NIST Cybersecurity Framework 2.0 and NIST SP 800-171 are the most useful anchors for turning CMMC requirements into identity controls. Use them to structure access governance, evidence collection, and remediation tracking, then verify that your internal processes can support assessment questions.
Why This Matters for Security Teams
CMMC does not replace identity governance; it raises the bar for how identity controls are documented, operated, and evidenced. Security teams often discover that access reviews, secret rotation, and privileged account handling look fine in policy but fail under assessment because the supporting evidence is fragmented. NIST Cybersecurity Framework 2.0 provides the broader governance structure, while NIST Cybersecurity Framework 2.0 helps teams translate control intent into repeatable operating practices.
The practical challenge is that CMMC assessors do not score aspiration. They look for implemented identity processes, traceable ownership, and remediation that closes the loop. That is why NHI-focused guidance such as Ultimate Guide to NHIs — Regulatory and Audit Perspectives is so relevant: identity evidence is often where programs become noncompliant first. NHI Management Group’s research also shows that 88.5% of organisations say their non-human IAM practices lag behind or only match human IAM, which makes audit readiness harder, not easier. In practice, many security teams encounter access-control gaps only after an assessment request exposes them, rather than through intentional identity governance.
How It Works in Practice
The most effective translation path is to use CMMC as the requirement set, then map it into NIST CSF 2.0 functions and NIST SP 800-171 security requirements. That gives identity teams a structure for access control, audit logging, least privilege, and remediation evidence without inventing a parallel compliance model. For non-human identities, the supporting lifecycle should be explicit: who requests access, who approves it, how secrets are issued, how they are rotated, and what proves removal after use.
In practice, the identity layer should be built around four evidence-producing controls:
- Asset and account inventory for service accounts, API keys, certificates, and workload identities.
- Role or entitlement mapping that shows each non-human identity has a defined purpose and owner.
- Secret lifecycle controls that document issue, rotation, expiration, and revocation.
- Assessment-ready logging that ties access events to change records and remediation tickets.
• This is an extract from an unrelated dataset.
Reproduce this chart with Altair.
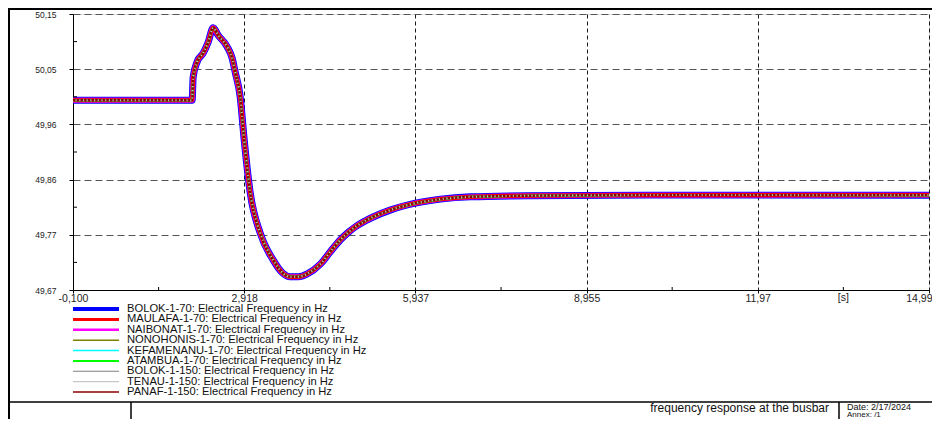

That workflow is easier to sustain when teams use the Ultimate Guide to NHIs — Lifecycle Processes for Managing NHIs as an operational baseline, because CMMC evidence usually fails where lifecycle ownership is unclear. Current guidance suggests pairing policy with runtime enforcement, not relying on annual reviews alone. For instance, secrets should be short-lived where possible, and privileged access should be granted only for the task, then revoked automatically. That approach aligns well with modern identity platforms and with audit expectations that ask for repeatability, not heroics. The same identity discipline is reinforced by Ultimate Guide to NHIs — Standards when organisations need to show that their controls are not ad hoc. These controls tend to break down when legacy applications depend on shared service accounts because ownership, rotation, and revocation become difficult to evidence.
Common Variations and Edge Cases
Tighter identity control often increases operational overhead, requiring organisations to balance compliance confidence against application friction. That tradeoff matters most in environments with legacy infrastructure, third-party integrations, and build pipelines that still depend on long-lived secrets. In those cases, the right answer is usually not immediate perfection but a phased control plan with documented exceptions, compensating controls, and remediation dates.
There is no universal standard for this yet, but current guidance suggests three common variations. First, teams with mature IAM can use existing PAM, SIEM, and ticketing systems to produce CMMC evidence with relatively little rework. Second, organisations with high volumes of service accounts need stricter ownership and rotation discipline than they do for human access reviews. Third, environments handling third-party access should treat supplier identities as part of the same control scope, because assessor questions often extend beyond internal users.
For broader context on why these gaps persist, Top 10 NHI Issues is useful when prioritising remediation work. The practical lesson is simple: CMMC becomes much easier to evidence when identity controls are designed as operational processes, not just policy statements.
Standards & Framework Alignment
This section maps relevant standards and security frameworks to the operational risks and controls described in this guidance.
OWASP Non-Human Identity Top 10 address the attack and risk surface, while NIST CSF 2.0 and NIST-800-171 set the governance and control requirements practitioners need to meet.
| Framework | Control / Reference | Relevance |
|---|---|---|
| NIST CSF 2.0 | PR.AC-4 | Maps access governance to least-privilege identity practice. |
| NIST-800-171 | 3.1 | Directly covers system access control requirements for CMMC evidence. |
| OWASP Non-Human Identity Top 10 | NHI-03 | Addresses NHI secret lifecycle risks central to CMMC identity evidence. |
Use PR.AC-4 to define, review, and enforce role-based and task-based access for every workload identity.